There were no cars in the car park. That’s a bit odd.. And no-one arriving late.. that’s even odder. I was about to go in anyway, when I remembered that I don’t remember the alarm code, and if in fact no-one was in the building, I’d have no way to switch it off, and the police would show up and drag me away and lock me up for years and years, and I’d never see my beloved ship again.

The thought didn’t appeal to me too much, so I rang the mobile of one of the others on the team, to ask what was going on.

“Hallo” said he.

“Hallo” said I.

“Where is everyone?” I queried, “I’m at the office, and no-one is here.”

“Ah,” came the response, and with it enlightenment, “It’s Bank Holiday Monday.”

“What?!” disbelievingly quoth Yours Truly, “Another one?!”

Whereupon he laughed and verified that yes, it was another Bank Holiday Monday.

I sighed, squared my shoulders, and slowly began to make my way back towards the opposite end of the town, and the Shed again.

As I left the estate, I began to laugh, realising that I had indeed managed to reach the office before my housemate, but that it had done me no good at all, and all I had gained was the knowledge that the bus is indeed faster than walking, and perhaps a few more blisters on my feet.

What I really wanted was somewhere to sit down, drink coffee and rest my poor feet for a while.
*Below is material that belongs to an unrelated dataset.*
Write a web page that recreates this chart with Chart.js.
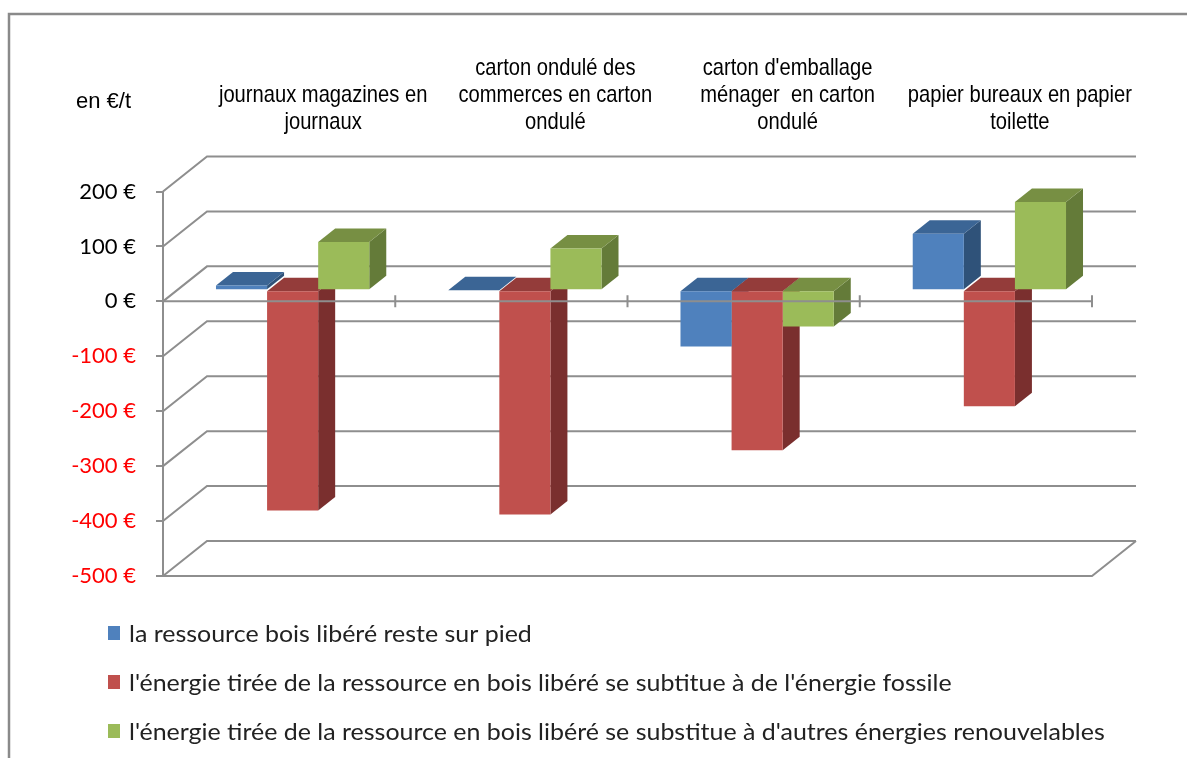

Pubs in the UK don’t seem to open before 11am, so I couldn’t even stop for a beer anywhere, which would have been equally welcome.

As I got to the church, the thought crossed my mind that perhaps they might have coffee and cakes there. So I popped into the yard, and went in search of coffee. They did have some, but nowhere to sit, and no cakes, only what a sign called “a biscuit” which rather put me off, so I wandered though the cars, and managed to find a few things I’d been looking for: a couple of small espresso cups, a mug tree for the kitchen, (40p the lot) a few more books (20p each), a cork pin board for my office (50p), a maglite and multi-tool (3 quid the pair), and a small filter machine for 2 pounds which I could take to the conferences.

Bundles of cheap second-hand clutter in bags, I continued to hobble on my merry – if slightly painful – way.

A few streets on I was accosted cheerfully, if rather extremely frailly, by an old lady who wanted to know if it was a Sunday, or in fact a Bank Holiday Monday, as they all seem the same to her. Apparently I either must deceptively look knowledgeable about such things, or I’m just perhaps the only person in this country who seems to pay any attention to other people around them. It’s really weird. No-one ever wants to make eye-contact.

Anyway. I explained about having been bitten by the situation myself, and we chatted for a while. She told me (twice) that she was from the highlands of Scotland, that I shouldn’t ask her why she was living in England, and that the reason she was living in England was because her husband had told her (when they were much younger) “We’re going to live in Carlisle”, so they did.

A brief aside: I promised my friend Kris from Doulos that I’d mention her in a blog post, and so I’ll just mention that the little old lady I met was about 50 years older than you, Kris, and about half as tall.

Anyway. A very sweet lady, and quite funny and friendly too. She told me I mustn’t go to work, but should go home.

I didn’t however, and instead went back to the Shed – after meeting briefly a beggar in the underpass who was being ignored by the rest of the general population walking past him in that peculiarly oblivious British way – and spent the rest of the day finishing those sound files. By the end of the day my brain was almost toast after having stared at audio waveforms for almost the whole day, and half of the week before.

At least I got some exercise, I suppose.